515F BODY, PERSON AND CULTURAL THEORY (2 or 4 hrs)
Professor Brenda Farnell Office: 209E Davenport Hall; PH: 244-9226
bfarnell@uiuc.edu
During the past twenty-five years there has been a virtual explosion of interdisciplinary literature on ‘the body’. The immediate theoretical background to this interest lies in a tension between Freudian theory and Merleau-Ponty’s existential phenomenology. Foucault, Bourdieu and Giddens are three social theorists who have attempted to respond to this tension. Growing out of this, in anthropology, Jackson, Csordas and Desjarlais draw upon Merleau-Ponty’s experiential body, whereas Williams, Farnell and Varela offer an integrative approach that unites experience and agency.

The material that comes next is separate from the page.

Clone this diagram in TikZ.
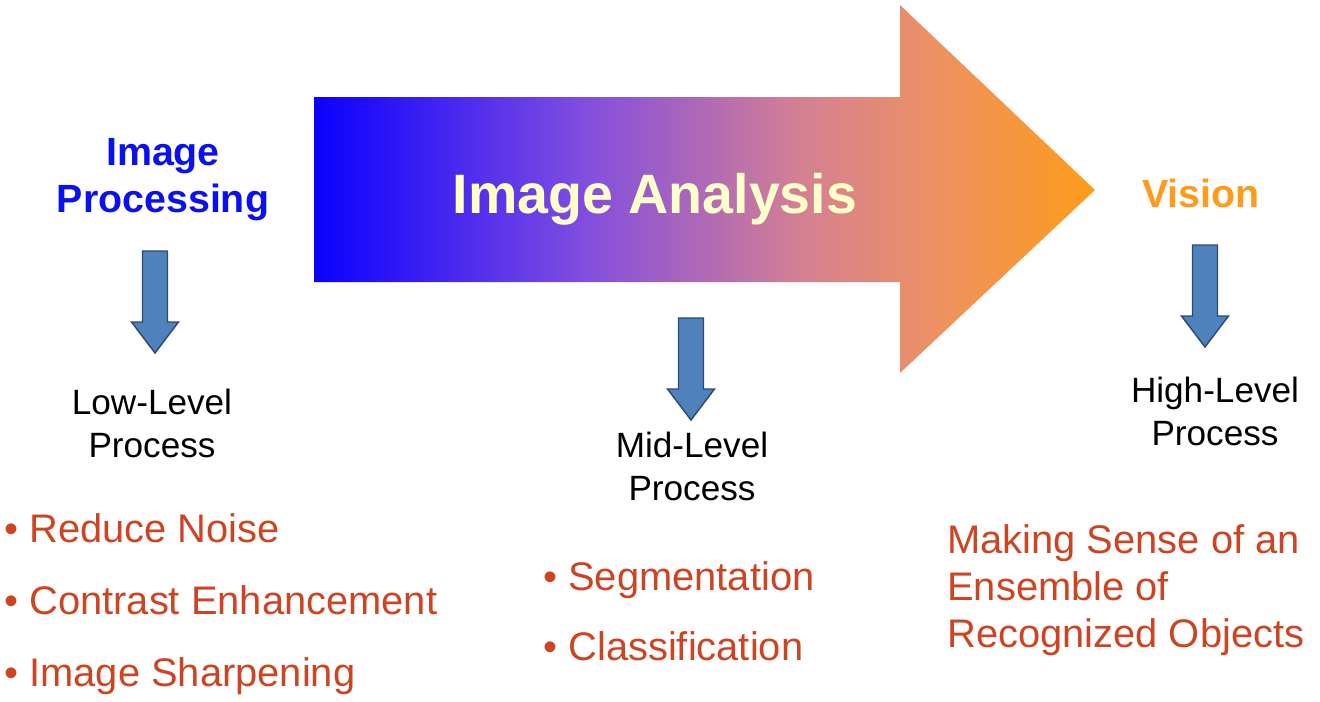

In contrast, contributions from literary/cultural studies by Lacan, Kristeva and Butler draw inspiration from the Freudian tradition. In this course, we will examine anthropological contributions to, and critiques of, these approaches to the problem of ‘embodiment.’ Why has attention to ‘the body’ emerged so recently? Why is ‘the body’ a theoretical problem for anthropology and ethnographic research? We will develop a critical, historically and theoretically informed understanding of these various contributions, identifying approaches to “the body” and “personhood” which meet the requirements of anthropological theorizing for cross-cultural and comparative adequacy. Students will be encouraged to apply theoretical resources explored in the course to their own research interests.